Your instructions >>
In your copy, include every line of the listing below exactly but none of the pictures.
══ Data block ══
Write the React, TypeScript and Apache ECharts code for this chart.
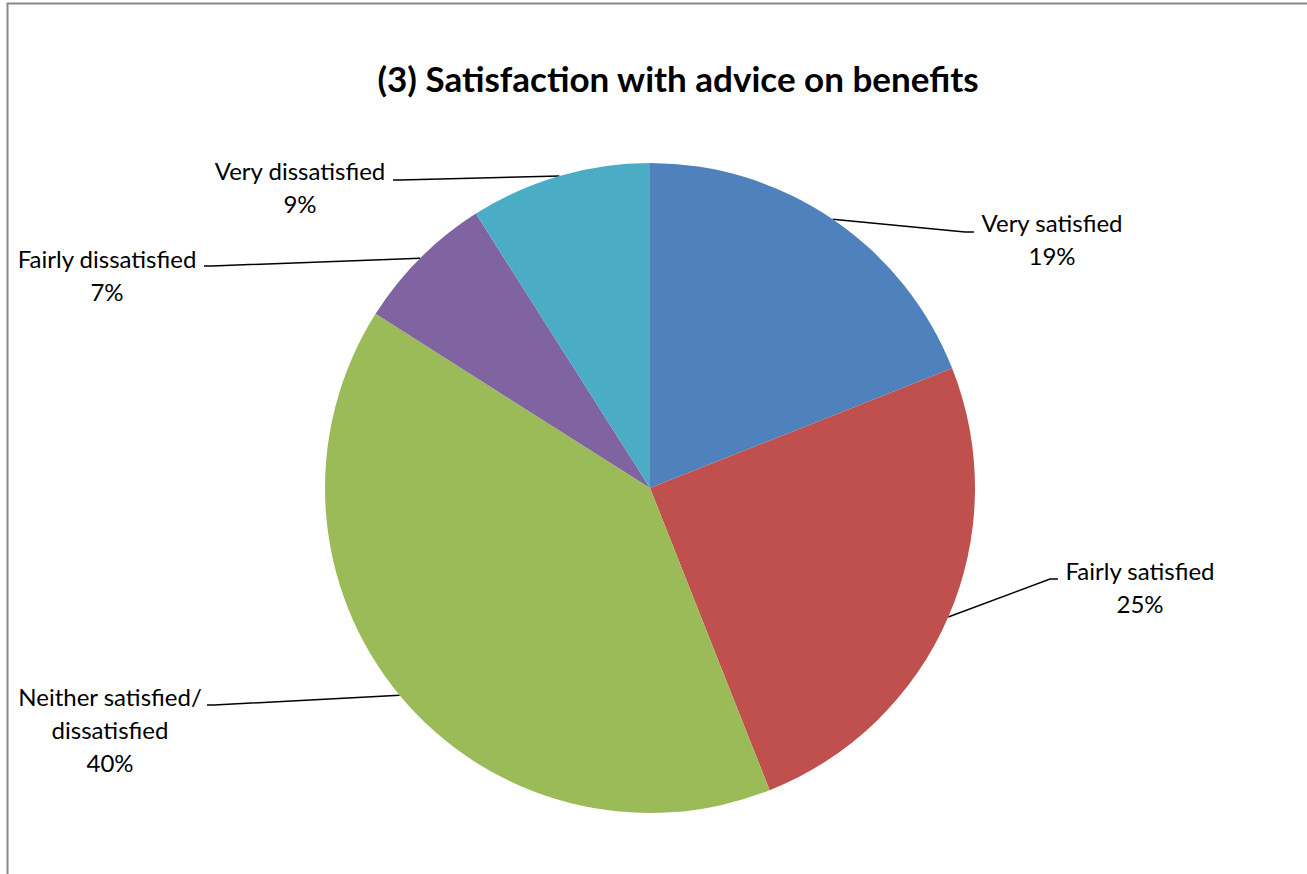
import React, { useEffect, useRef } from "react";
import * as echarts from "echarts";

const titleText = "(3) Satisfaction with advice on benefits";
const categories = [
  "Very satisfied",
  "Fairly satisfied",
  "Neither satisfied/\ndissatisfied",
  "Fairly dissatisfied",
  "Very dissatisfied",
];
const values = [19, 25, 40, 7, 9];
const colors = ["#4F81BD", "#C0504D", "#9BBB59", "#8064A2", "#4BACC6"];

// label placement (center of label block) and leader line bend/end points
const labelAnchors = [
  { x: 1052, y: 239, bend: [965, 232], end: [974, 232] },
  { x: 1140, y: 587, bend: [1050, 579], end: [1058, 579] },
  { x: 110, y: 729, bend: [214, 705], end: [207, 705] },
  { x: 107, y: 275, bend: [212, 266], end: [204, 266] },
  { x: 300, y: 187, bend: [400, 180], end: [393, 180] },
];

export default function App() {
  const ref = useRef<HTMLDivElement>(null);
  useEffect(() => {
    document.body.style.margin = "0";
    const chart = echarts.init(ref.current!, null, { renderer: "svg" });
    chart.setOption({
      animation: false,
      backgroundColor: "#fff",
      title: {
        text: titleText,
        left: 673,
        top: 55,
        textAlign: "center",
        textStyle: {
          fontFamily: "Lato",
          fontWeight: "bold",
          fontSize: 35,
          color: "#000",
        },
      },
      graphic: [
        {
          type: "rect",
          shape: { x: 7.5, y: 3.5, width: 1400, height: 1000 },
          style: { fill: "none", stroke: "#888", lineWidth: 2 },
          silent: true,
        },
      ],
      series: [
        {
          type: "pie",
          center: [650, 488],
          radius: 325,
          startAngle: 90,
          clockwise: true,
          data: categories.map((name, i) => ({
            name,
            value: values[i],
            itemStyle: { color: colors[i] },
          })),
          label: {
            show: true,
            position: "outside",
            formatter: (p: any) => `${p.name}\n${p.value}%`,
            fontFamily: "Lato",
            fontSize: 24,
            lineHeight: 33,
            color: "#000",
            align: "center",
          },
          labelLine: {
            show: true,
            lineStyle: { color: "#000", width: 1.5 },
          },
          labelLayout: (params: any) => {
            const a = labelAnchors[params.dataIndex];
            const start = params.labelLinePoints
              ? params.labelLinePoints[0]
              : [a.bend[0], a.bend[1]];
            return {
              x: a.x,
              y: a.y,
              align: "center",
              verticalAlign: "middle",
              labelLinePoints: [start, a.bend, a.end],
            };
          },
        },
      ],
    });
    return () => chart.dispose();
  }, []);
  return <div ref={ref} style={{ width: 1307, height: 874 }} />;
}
═══
Reply >>
Write the React, TypeScript and Apache ECharts code for this chart.
import React, { useEffect, useRef } from "react";
import * as echarts from "echarts";

const titleText = "(3) Satisfaction with advice on benefits";
const categories = [
  "Very satisfied",
  "Fairly satisfied",
  "Neither satisfied/\ndissatisfied",
  "Fairly dissatisfied",
  "Very dissatisfied",
];
const values = [19, 25, 40, 7, 9];
const colors = ["#4F81BD", "#C0504D", "#9BBB59", "#8064A2", "#4BACC6"];

// label placement (center of label block) and leader line bend/end points
const labelAnchors = [
  { x: 1052, y: 239, bend: [965, 232], end: [974, 232] },
  { x: 1140, y: 587, bend: [1050, 579], end: [1058, 579] },
  { x: 110, y: 729, bend: [214, 705], end: [207, 705] },
  { x: 107, y: 275, bend: [212, 266], end: [204, 266] },
  { x: 300, y: 187, bend: [400, 180], end: [393, 180] },
];

export default function App() {
  const ref = useRef<HTMLDivElement>(null);
  useEffect(() => {
    document.body.style.margin = "0";
    const chart = echarts.init(ref.current!, null, { renderer: "svg" });
    chart.setOption({
      animation: false,
      backgroundColor: "#fff",
      title: {
        text: titleText,
        left: 673,
        top: 55,
        textAlign: "center",
        textStyle: {
          fontFamily: "Lato",
          fontWeight: "bold",
          fontSize: 35,
          color: "#000",
        },
      },
      graphic: [
        {
          type: "rect",
          shape: { x: 7.5, y: 3.5, width: 1400, height: 1000 },
          style: { fill: "none", stroke: "#888", lineWidth: 2 },
          silent: true,
        },
      ],
      series: [
        {
          type: "pie",
          center: [650, 488],
          radius: 325,
          startAngle: 90,
          clockwise: true,
          data: categories.map((name, i) => ({
            name,
            value: values[i],
            itemStyle: { color: colors[i] },
          })),
          label: {
            show: true,
            position: "outside",
            formatter: (p: any) => `${p.name}\n${p.value}%`,
            fontFamily: "Lato",
            fontSize: 24,
            lineHeight: 33,
            color: "#000",
            align: "center",
          },
          labelLine: {
            show: true,
            lineStyle: { color: "#000", width: 1.5 },
          },
          labelLayout: (params: any) => {
            const a = labelAnchors[params.dataIndex];
            const start = params.labelLinePoints
              ? params.labelLinePoints[0]
              : [a.bend[0], a.bend[1]];
            return {
              x: a.x,
              y: a.y,
              align: "center",
              verticalAlign: "middle",
              labelLinePoints: [start, a.bend, a.end],
            };
          },
        },
      ],
    });
    return () => chart.dispose();
  }, []);
  return <div ref={ref} style={{ width: 1307, height: 874 }} />;
}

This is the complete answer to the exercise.